Here’s a really common situation, pointed out to us by The Other Patrick. A woman is alone with some men. The men use body language to signal her that she will not be allowed to leave the room. What ensues is perceived by the victim and one of the participants as sexual assault. The other participant claims he thought it was consensual, and may even be telling the truth about his perception.
Unfortunately, the next bit is also common. Prosecutors Dunning and Brouck decided not to prosecute the alleged rapists. They, too, thought the victim agreed to dropping the prosecution. Are you seeing a pattern yet?

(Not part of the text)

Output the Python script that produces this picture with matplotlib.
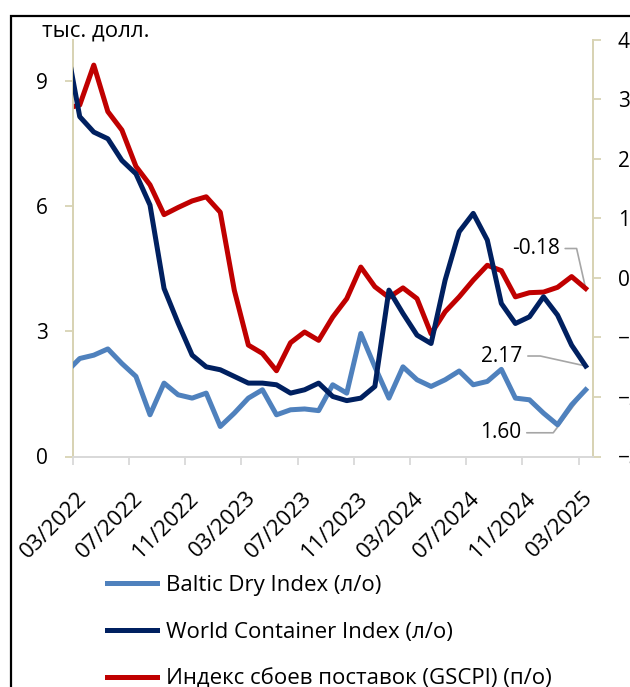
import matplotlib
matplotlib.use("Agg")
import matplotlib.pyplot as plt
import matplotlib.transforms as mtransforms
from matplotlib.patches import Rectangle
import numpy as np

plt.rcParams['font.family'] = ['Open Sans', 'DejaVu Sans']

# monthly observations, 02/2022 .. 03/2025 (first point lies just left of the axis start)
n_months = 38
tick_labels = ['03/2022', '07/2022', '11/2022', '03/2023', '07/2023',
               '11/2023', '03/2024', '07/2024', '11/2024', '03/2025']

bdi = [2.01, 2.35, 2.43, 2.58, 2.23, 1.92, 1.00, 1.76, 1.48, 1.40,
       1.52, 0.72, 1.04, 1.40, 1.60, 1.00, 1.12, 1.14, 1.10, 1.72,
       1.52, 2.95, 2.15, 1.40, 2.15, 1.84, 1.68, 1.84, 2.05, 1.72,
       1.80, 2.09, 1.40, 1.36, 1.04, 0.76, 1.24, 1.60]

wci = [9.98, 8.15, 7.78, 7.62, 7.10, 6.78, 6.03, 4.03, 3.20, 2.43,
       2.15, 2.08, 1.92, 1.76, 1.76, 1.72, 1.52, 1.60, 1.76, 1.44,
       1.34, 1.40, 1.68, 3.99, 3.43, 2.91, 2.71, 4.23, 5.39, 5.83,
       5.19, 3.67, 3.19, 3.35, 3.83, 3.39, 2.67, 2.17]

gscpi = [2.84, 2.90, 3.57, 2.79, 2.48, 1.87, 1.56, 1.06, 1.18, 1.29,
         1.36, 1.10, -0.21, -1.13, -1.27, -1.56, -1.09, -0.91, -1.05, -0.66,
         -0.35, 0.18, -0.15, -0.33, -0.17, -0.35, -0.94, -0.57, -0.32, -0.04,
         0.21, 0.12, -0.32, -0.25, -0.24, -0.16, 0.02, -0.18]

labels = ['Baltic Dry Index (л/о)', 'World Container Index (л/о)',
          'Индекс сбоев поставок (GSCPI) (п/о)']

# month slots: 0 = start of 03/2022; each point sits in the middle of its month
x = np.arange(-1, n_months - 1) + 0.5
tick_pos = np.arange(0, 37, 4)

C_BDI = '#4F81BD'
C_WCI = '#002060'
C_GS = '#C00000'
SPINE_TAN = '#D8D3B4'
SPINE_GRAY = '#D9D9D9'
LEAD = '#A6A6A6'
FS = 15
FS_BIG = 16

W, H = 630, 687
fig = plt.figure(figsize=(W / 100, H / 100), dpi=100)
L, R, T, B = 72.7, 592.7, 39.5, 456.5
ax = fig.add_axes([L / W, 1 - B / H, (R - L) / W, (B - T) / H])
ax2 = ax.twinx()
ax.set_zorder(ax2.get_zorder() + 1)
ax.patch.set_visible(False)

l1, = ax.plot(x, bdi, color=C_BDI, lw=3.6, solid_joinstyle='round', zorder=3)
l2, = ax.plot(x, wci, color=C_WCI, lw=3.6, solid_joinstyle='round', zorder=4)
l3, = ax2.plot(x, gscpi, color=C_GS, lw=3.6, solid_joinstyle='round', zorder=3)

ax.set_xlim(0, 37)
ax.set_ylim(0, 10)
ax2.set_ylim(-3, 4)
ax.set_yticks([0, 3, 6, 9])
ax2.set_yticks(range(-3, 5))
ax.set_xticks(tick_pos)
ax.set_xticklabels([])

# rotated date labels, placed like the original (slightly right of and below each tick)
lab_tr = ax.get_xaxis_transform() + mtransforms.ScaledTranslation(
    0.035, -0.31, fig.dpi_scale_trans)
for pos, txt in zip(tick_pos, tick_labels):
    ax.text(pos, 0, txt, transform=lab_tr, rotation=45, ha='right', va='top',
            rotation_mode='anchor', fontsize=FS_BIG, clip_on=False)

for a in (ax, ax2):
    a.spines['top'].set_visible(False)
    a.spines['left'].set_color(SPINE_TAN)
    a.spines['right'].set_color(SPINE_TAN)
    a.spines['bottom'].set_color(SPINE_GRAY)
    for s in a.spines.values():
        s.set_linewidth(1.3)

ax.tick_params(axis='y', length=6, width=1.3, color=SPINE_TAN, pad=12,
               labelsize=FS)
ax2.tick_params(axis='y', length=6, width=1.3, color=SPINE_TAN, pad=12,
                labelsize=FS)
ax.tick_params(axis='x', length=6, width=1.3, color=SPINE_GRAY, pad=0)

# data labels on the last points
arrow_kw = dict(arrowstyle='-', color=LEAD, lw=1.2, relpos=(1, 0.5),
                shrinkA=2, shrinkB=0)
ax2.annotate(f'{gscpi[-1]:.2f}', xy=(x[-1], gscpi[-1]), xytext=(-50, 40),
             textcoords='offset pixels', ha='center', va='center', fontsize=FS,
             zorder=1,
             arrowprops=dict(arrow_kw, connectionstyle='arc,angleA=0,armA=17,angleB=0,armB=0,rad=0'))
ax.annotate(f'{wci[-1]:.2f}', xy=(x[-1], wci[-1]), xytext=(-84, 10),
            textcoords='offset pixels', ha='center', va='center', fontsize=FS,
            zorder=1,
            arrowprops=dict(arrow_kw, connectionstyle='arc,angleA=0,armA=18,angleB=0,armB=0,rad=0'))
ax.annotate(f'{bdi[-1]:.2f}', xy=(x[-1], bdi[-1]), xytext=(-85, -43),
            textcoords='offset pixels', ha='center', va='center', fontsize=FS,
            zorder=1,
            arrowprops=dict(arrow_kw, connectionstyle='arc,angleA=0,armA=32,angleB=0,armB=0,rad=0'))

fig.text(42 / W, 1 - 31 / H, 'тыс. долл.', fontsize=FS_BIG, ha='left', va='center')

fig.legend([l1, l2, l3], labels, loc='upper left',
           bbox_to_anchor=(107 / W, 1 - 575 / H), frameon=False,
           borderpad=0, borderaxespad=0, handlelength=2.25, handletextpad=0.42,
           labelspacing=1.16, fontsize=FS_BIG)

# chart-area border (cropped on the right and bottom)
fig.add_artist(Rectangle((11 / W, -0.5), 2.0, 0.5 + 1 - 16 / H,
                         transform=fig.transFigure, fill=False,
                         edgecolor='black', lw=1.6))

fig.savefig('out.png', dpi=100)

“After reviewing everything with the young lady, this was a mutual decision,” Dunnings said in a phone interview Monday. “She [the victim] fully understood and agreed, is what Ms. Bouck [Ingham County Prosecutor assigned to review sex crimes] related to me.”
But the victim challenged the statements by Dunnings and Bouck…

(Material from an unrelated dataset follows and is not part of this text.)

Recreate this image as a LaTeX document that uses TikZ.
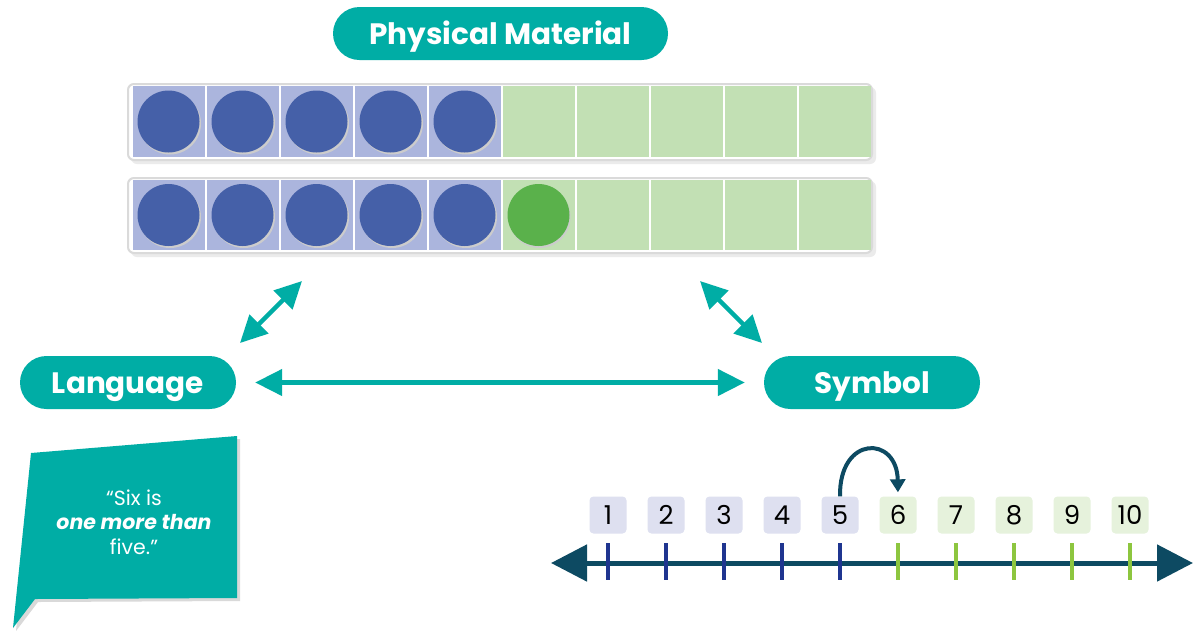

“It’s really hard to actually get a case to go through because there are twelve jurors and to get them all to see it from my point of view is hard,” the victim says Bouck told her. “Then she said she was going to take a defense approach, she started asking me all these questions.”
The victim says Bouck grilled her about whether or not it was possible the perpetrators thought the activity was consensual, why she didn’t yell and scream and why she didn’t run or try and fight her way out of the room. The victim was reduced to tears by the hypothetical interrogation.
“She just kept going, and I was crying,” the victim said. “I really don’t think she asked me if I wanted to (prosecute).”
It is a good idea for a prosecutor to conduct a mock defense examination so the victim will be prepared for trial. But not two days after the assault. Not until the victim has had some counseling. And just so we’re clear: the alleged rapists were never even arrested. The district attorney’s office never issued warrants.
Nor was the case unwinnable. Shari Murgittroyd, program director for Michigan State University’s Sexual Assault Program, said:
“You’ve got a great police report with all those statements,” Murgittroyd said. “It’s ideal to have the victim participate in prosecuting a criminal sexual conduct case, but it’s my understanding that it is not necessary.”
The victim remains unsure whether she would prefer prosecution, which she sees as at least an attempt at justice, or just letting the nightmare fade into memory. The point is: that choice was taken away from her, just like the choice whether or not to have sex was taken away from her.
This is why people are completely serious and not being hyperbolic at all when they say, “It’s like the justice system just raped the victim all over again.” Because sometimes the justice system takes away a victim’s control and treats her like an object to be used rather than a human being.
If you’re wondering how so many people could be confused about this woman’s consent, there are two possibilities. Women are taught in many, many ways that saying no will get them disapproved of by society. I was taught to say no loudly and proudly by my mother, yet I have felt the pressure to soften it to “Not right now” and so on – if I don’t, I’m a hostile bitch who doesn’t deserve to be treated as human, and when the person telling you what a bitch you are is much stronger than you and unreasonably angry and entitled, that’s a scary position to play. It’s possible this woman protested as hard as she knew how to protest, in both cases, but was dealing with more forceful, empowered personalities who were not also counseled (as my mom counseled me) that not everyone is capable of such assertiveness. The second possibility is that this woman protested very clearly, but the more empowered people in both situations heard what they wanted to hear because it suited them.